* _Problem description_:
Copy the material that follows word for word and omit its pictures.

+---+

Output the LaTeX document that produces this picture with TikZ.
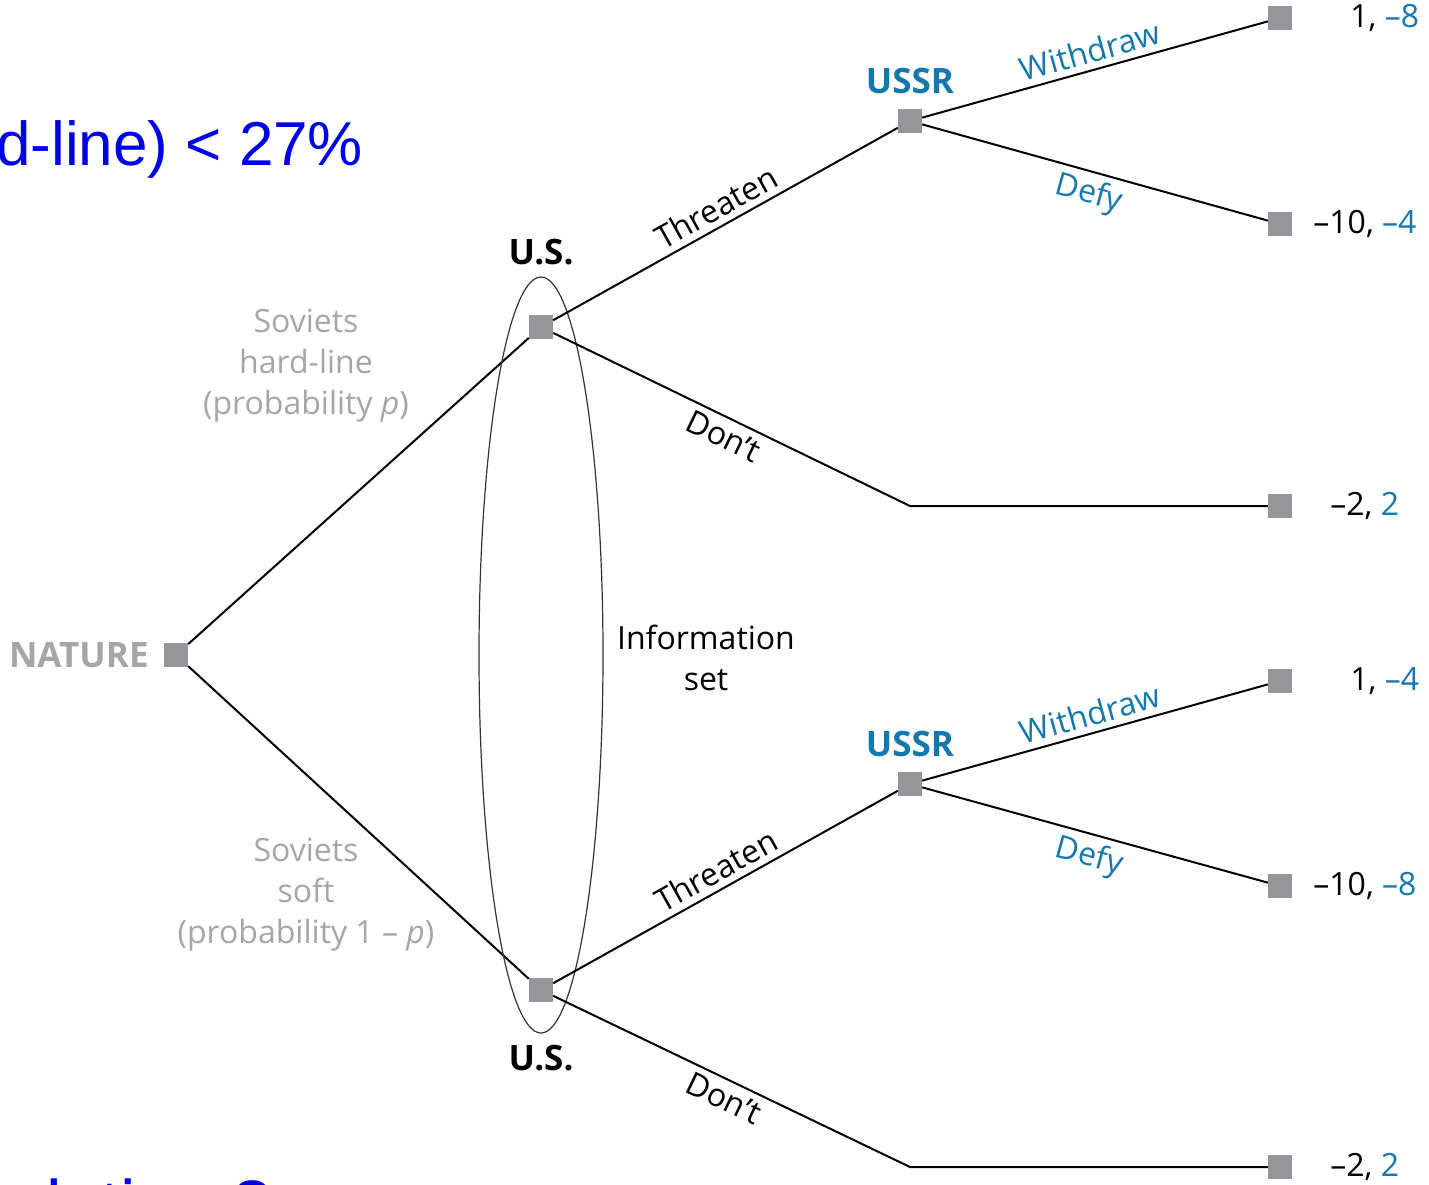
\documentclass[tikz,border=0pt]{standalone}
\usepackage{fontspec}
\setmainfont{Open Sans}
\newfontfamily\slidefont{Liberation Sans}
\usetikzlibrary{positioning}
\definecolor{ussrblue}{RGB}{20,120,175}
\definecolor{softgray}{RGB}{165,165,170}
\definecolor{boxgray}{RGB}{150,150,154}
\definecolor{slideblue}{RGB}{0,0,230}
\begin{document}
\begin{tikzpicture}[x=1pt,y=-1pt,
		decision/.style={fill=boxgray,minimum size=24pt,inner sep=0pt},
		player/.style={inner sep=0pt,font=\fontsize{35}{40}\selectfont\bfseries},
		txt/.style={inner sep=0pt,font=\fontsize{32}{41}\selectfont,align=center},
		branch/.style={txt,sloped,inner sep=6pt},
		edge/.style={line width=2pt}]
	\useasboundingbox (0,0) rectangle (1429,1184);
	\clip (0,0) rectangle (1429,1184);
	% slide text, cut at the edges
	\node[anchor=base west,inner sep=0pt,text=slideblue,font=\fontsize{62}{70}\selectfont\slidefont] (prob) at (-4,165) {d-line) < 27\%};
	\node[anchor=base west,inner sep=0pt,text=slideblue,font=\fontsize{70}{80}\selectfont\slidefont] (question) at (46,1229) {lation ?};
	% decision nodes
	\node[decision] (nature) at (176,655) {};
	\node[decision] (us1) at (541,327) {};
	\node[decision] (us2) at (541,990) {};
	\node[decision] (ussr1) at (910,121) {};
	\node[decision] (ussr2) at (910,784) {};
	\node[decision] (t1) at (1280,18) {};
	\node[decision] (t2) at (1280,224) {};
	\node[decision] (t3) at (1280,506) {};
	\node[decision] (t4) at (1280,681) {};
	\node[decision] (t5) at (1280,886) {};
	\node[decision] (t6) at (1280,1167) {};
	\coordinate (c1) at (910,506);
	\coordinate (c2) at (910,1167);
	% players
	\node[player,text=softgray,left=15pt of nature] (naturelabel) {NATURE};
	\node[player,above=50pt of us1] (uslabel1) {U.S.};
	\node[player,below=43pt of us2] (uslabel2) {U.S.};
	\node[player,text=ussrblue,above=15pt of ussr1] (ussrlabel1) {USSR};
	\node[player,text=ussrblue,above=15pt of ussr2] (ussrlabel2) {USSR};
	% payoffs
	\node[txt,right=58pt of t1] (p1) {1, {\color{ussrblue}–8}};
	\node[txt,right=21pt of t2] (p2) {–10, {\color{ussrblue}–4}};
	\node[txt,right=38pt of t3] (p3) {–2, {\color{ussrblue}2}};
	\node[txt,right=58pt of t4] (p4) {1, {\color{ussrblue}–4}};
	\node[txt,right=21pt of t5] (p5) {–10, {\color{ussrblue}–8}};
	\node[txt,right=38pt of t6] (p6) {–2, {\color{ussrblue}2}};
	% nature's moves
	\node[txt,text=softgray] (hard) at (306,366) {Soviets\\hard-line\\(probability \textit{p})};
	\node[txt,text=softgray] (soft) at (306,895) {Soviets\\soft\\(probability 1 – \textit{p})};
	\draw[edge] (nature) -- (us1);
	\draw[edge] (nature) -- (us2);
	% information set
	\draw[line width=1.2pt,black!80] (541,655) ellipse [x radius=62pt,y radius=378pt];
	\node[txt] (infoset) at (706,658) {Information\\set};
	% upper half
	\draw[edge] (us1) -- node[branch,above] {Threaten} (ussr1);
	\draw[edge] (us1) -- node[branch,below] {Don’t} (c1) -- (t3);
	\draw[edge] (ussr1) -- node[branch,above,text=ussrblue] {Withdraw} (t1);
	\draw[edge] (ussr1) -- node[branch,below,text=ussrblue] {Defy} (t2);
	% lower half
	\draw[edge] (us2) -- node[branch,above] {Threaten} (ussr2);
	\draw[edge] (us2) -- node[branch,below] {Don’t} (c2) -- (t6);
	\draw[edge] (ussr2) -- node[branch,above,text=ussrblue] {Withdraw} (t4);
	\draw[edge] (ussr2) -- node[branch,below,text=ussrblue] {Defy} (t5);
\end{tikzpicture}
\end{document}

+---+

* _Solved problem_:
Output the LaTeX document that produces this picture with TikZ.
\documentclass[tikz,border=0pt]{standalone}
\usepackage{fontspec}
\setmainfont{Open Sans}
\newfontfamily\slidefont{Liberation Sans}
\usetikzlibrary{positioning}
\definecolor{ussrblue}{RGB}{20,120,175}
\definecolor{softgray}{RGB}{165,165,170}
\definecolor{boxgray}{RGB}{150,150,154}
\definecolor{slideblue}{RGB}{0,0,230}
\begin{document}
\begin{tikzpicture}[x=1pt,y=-1pt,
		decision/.style={fill=boxgray,minimum size=24pt,inner sep=0pt},
		player/.style={inner sep=0pt,font=\fontsize{35}{40}\selectfont\bfseries},
		txt/.style={inner sep=0pt,font=\fontsize{32}{41}\selectfont,align=center},
		branch/.style={txt,sloped,inner sep=6pt},
		edge/.style={line width=2pt}]
	\useasboundingbox (0,0) rectangle (1429,1184);
	\clip (0,0) rectangle (1429,1184);
	% slide text, cut at the edges
	\node[anchor=base west,inner sep=0pt,text=slideblue,font=\fontsize{62}{70}\selectfont\slidefont] (prob) at (-4,165) {d-line) < 27\%};
	\node[anchor=base west,inner sep=0pt,text=slideblue,font=\fontsize{70}{80}\selectfont\slidefont] (question) at (46,1229) {lation ?};
	% decision nodes
	\node[decision] (nature) at (176,655) {};
	\node[decision] (us1) at (541,327) {};
	\node[decision] (us2) at (541,990) {};
	\node[decision] (ussr1) at (910,121) {};
	\node[decision] (ussr2) at (910,784) {};
	\node[decision] (t1) at (1280,18) {};
	\node[decision] (t2) at (1280,224) {};
	\node[decision] (t3) at (1280,506) {};
	\node[decision] (t4) at (1280,681) {};
	\node[decision] (t5) at (1280,886) {};
	\node[decision] (t6) at (1280,1167) {};
	\coordinate (c1) at (910,506);
	\coordinate (c2) at (910,1167);
	% players
	\node[player,text=softgray,left=15pt of nature] (naturelabel) {NATURE};
	\node[player,above=50pt of us1] (uslabel1) {U.S.};
	\node[player,below=43pt of us2] (uslabel2) {U.S.};
	\node[player,text=ussrblue,above=15pt of ussr1] (ussrlabel1) {USSR};
	\node[player,text=ussrblue,above=15pt of ussr2] (ussrlabel2) {USSR};
	% payoffs
	\node[txt,right=58pt of t1] (p1) {1, {\color{ussrblue}–8}};
	\node[txt,right=21pt of t2] (p2) {–10, {\color{ussrblue}–4}};
	\node[txt,right=38pt of t3] (p3) {–2, {\color{ussrblue}2}};
	\node[txt,right=58pt of t4] (p4) {1, {\color{ussrblue}–4}};
	\node[txt,right=21pt of t5] (p5) {–10, {\color{ussrblue}–8}};
	\node[txt,right=38pt of t6] (p6) {–2, {\color{ussrblue}2}};
	% nature's moves
	\node[txt,text=softgray] (hard) at (306,366) {Soviets\\hard-line\\(probability \textit{p})};
	\node[txt,text=softgray] (soft) at (306,895) {Soviets\\soft\\(probability 1 – \textit{p})};
	\draw[edge] (nature) -- (us1);
	\draw[edge] (nature) -- (us2);
	% information set
	\draw[line width=1.2pt,black!80] (541,655) ellipse [x radius=62pt,y radius=378pt];
	\node[txt] (infoset) at (706,658) {Information\\set};
	% upper half
	\draw[edge] (us1) -- node[branch,above] {Threaten} (ussr1);
	\draw[edge] (us1) -- node[branch,below] {Don’t} (c1) -- (t3);
	\draw[edge] (ussr1) -- node[branch,above,text=ussrblue] {Withdraw} (t1);
	\draw[edge] (ussr1) -- node[branch,below,text=ussrblue] {Defy} (t2);
	% lower half
	\draw[edge] (us2) -- node[branch,above] {Threaten} (ussr2);
	\draw[edge] (us2) -- node[branch,below] {Don’t} (c2) -- (t6);
	\draw[edge] (ussr2) -- node[branch,above,text=ussrblue] {Withdraw} (t4);
	\draw[edge] (ussr2) -- node[branch,below,text=ussrblue] {Defy} (t5);
\end{tikzpicture}
\end{document}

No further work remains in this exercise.